▶ _SUPPLIED MATERIAL_
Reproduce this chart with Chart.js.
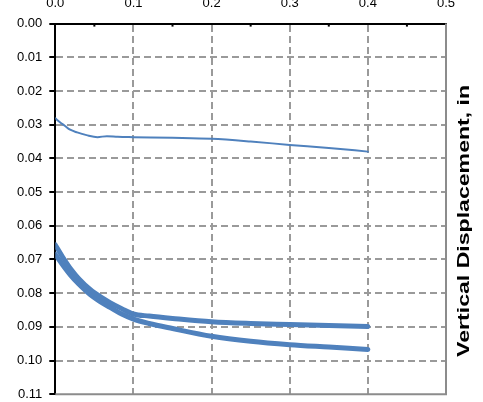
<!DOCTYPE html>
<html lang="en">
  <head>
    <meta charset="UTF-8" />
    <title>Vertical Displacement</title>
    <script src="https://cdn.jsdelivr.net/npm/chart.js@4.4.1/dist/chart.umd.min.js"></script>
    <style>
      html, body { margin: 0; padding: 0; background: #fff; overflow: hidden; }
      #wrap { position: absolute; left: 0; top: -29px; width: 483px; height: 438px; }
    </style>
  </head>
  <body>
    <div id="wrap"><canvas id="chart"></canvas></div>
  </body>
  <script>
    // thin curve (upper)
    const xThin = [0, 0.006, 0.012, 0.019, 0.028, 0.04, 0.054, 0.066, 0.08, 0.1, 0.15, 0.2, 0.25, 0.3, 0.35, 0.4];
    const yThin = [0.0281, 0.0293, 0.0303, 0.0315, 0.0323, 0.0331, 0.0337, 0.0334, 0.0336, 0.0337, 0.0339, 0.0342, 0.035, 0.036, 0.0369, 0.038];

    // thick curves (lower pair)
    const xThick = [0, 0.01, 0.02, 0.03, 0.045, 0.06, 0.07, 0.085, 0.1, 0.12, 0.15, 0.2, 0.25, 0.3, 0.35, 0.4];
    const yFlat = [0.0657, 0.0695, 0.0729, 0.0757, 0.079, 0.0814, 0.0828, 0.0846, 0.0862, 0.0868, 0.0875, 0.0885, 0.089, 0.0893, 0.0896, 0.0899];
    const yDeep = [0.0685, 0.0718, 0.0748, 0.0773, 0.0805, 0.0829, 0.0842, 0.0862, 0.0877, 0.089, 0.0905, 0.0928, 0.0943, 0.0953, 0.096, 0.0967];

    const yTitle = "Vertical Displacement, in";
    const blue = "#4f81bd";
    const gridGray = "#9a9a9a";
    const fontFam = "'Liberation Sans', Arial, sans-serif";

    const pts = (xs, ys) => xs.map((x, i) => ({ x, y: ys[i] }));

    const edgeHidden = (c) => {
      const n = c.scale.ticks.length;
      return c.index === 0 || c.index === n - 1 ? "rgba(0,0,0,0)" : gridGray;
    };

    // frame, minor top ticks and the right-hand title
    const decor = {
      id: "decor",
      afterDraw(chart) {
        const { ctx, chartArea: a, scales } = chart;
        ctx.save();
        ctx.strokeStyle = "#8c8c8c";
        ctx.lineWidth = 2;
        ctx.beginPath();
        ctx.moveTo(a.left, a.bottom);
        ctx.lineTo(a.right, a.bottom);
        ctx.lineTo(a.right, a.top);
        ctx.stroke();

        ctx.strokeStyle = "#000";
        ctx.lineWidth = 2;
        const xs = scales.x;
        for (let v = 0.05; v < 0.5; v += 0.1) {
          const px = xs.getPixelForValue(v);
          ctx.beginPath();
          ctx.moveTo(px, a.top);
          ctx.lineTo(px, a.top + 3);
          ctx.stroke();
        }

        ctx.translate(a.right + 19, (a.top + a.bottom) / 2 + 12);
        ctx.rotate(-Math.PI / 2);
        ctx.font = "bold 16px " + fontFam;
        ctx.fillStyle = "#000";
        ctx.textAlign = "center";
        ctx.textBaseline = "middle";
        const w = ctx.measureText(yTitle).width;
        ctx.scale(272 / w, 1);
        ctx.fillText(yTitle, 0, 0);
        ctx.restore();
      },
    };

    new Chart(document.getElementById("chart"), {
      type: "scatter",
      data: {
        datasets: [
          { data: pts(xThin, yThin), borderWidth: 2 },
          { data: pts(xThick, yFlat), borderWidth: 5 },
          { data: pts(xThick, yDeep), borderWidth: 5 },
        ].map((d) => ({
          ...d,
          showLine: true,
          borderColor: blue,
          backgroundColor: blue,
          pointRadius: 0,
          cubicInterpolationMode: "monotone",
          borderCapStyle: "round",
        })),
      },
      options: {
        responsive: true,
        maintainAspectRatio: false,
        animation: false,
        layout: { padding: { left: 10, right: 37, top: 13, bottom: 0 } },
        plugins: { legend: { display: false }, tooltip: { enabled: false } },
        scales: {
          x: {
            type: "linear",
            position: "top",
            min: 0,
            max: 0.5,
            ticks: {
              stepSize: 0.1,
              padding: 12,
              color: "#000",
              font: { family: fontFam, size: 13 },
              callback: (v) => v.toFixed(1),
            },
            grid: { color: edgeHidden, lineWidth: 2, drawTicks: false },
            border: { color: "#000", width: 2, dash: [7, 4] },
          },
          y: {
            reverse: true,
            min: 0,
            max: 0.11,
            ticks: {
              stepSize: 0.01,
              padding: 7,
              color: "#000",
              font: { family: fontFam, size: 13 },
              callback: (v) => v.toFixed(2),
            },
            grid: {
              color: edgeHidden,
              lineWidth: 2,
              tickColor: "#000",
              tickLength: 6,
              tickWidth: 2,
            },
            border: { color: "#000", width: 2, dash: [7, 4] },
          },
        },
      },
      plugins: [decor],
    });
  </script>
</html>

▶ _OBJECTIVE_
Repeat, exactly and in full, each line from the start of the data to the line that contains "0.036, 0.0369, 0.038];". Pictures do not go in.

▶ _EXPECTED OUTPUT_
Reproduce this chart with Chart.js.
<!DOCTYPE html>
<html lang="en">
  <head>
    <meta charset="UTF-8" />
    <title>Vertical Displacement</title>
    <script src="https://cdn.jsdelivr.net/npm/chart.js@4.4.1/dist/chart.umd.min.js"></script>
    <style>
      html, body { margin: 0; padding: 0; background: #fff; overflow: hidden; }
      #wrap { position: absolute; left: 0; top: -29px; width: 483px; height: 438px; }
    </style>
  </head>
  <body>
    <div id="wrap"><canvas id="chart"></canvas></div>
  </body>
  <script>
    // thin curve (upper)
    const xThin = [0, 0.006, 0.012, 0.019, 0.028, 0.04, 0.054, 0.066, 0.08, 0.1, 0.15, 0.2, 0.25, 0.3, 0.35, 0.4];
    const yThin = [0.0281, 0.0293, 0.0303, 0.0315, 0.0323, 0.0331, 0.0337, 0.0334, 0.0336, 0.0337, 0.0339, 0.0342, 0.035, 0.036, 0.0369, 0.038];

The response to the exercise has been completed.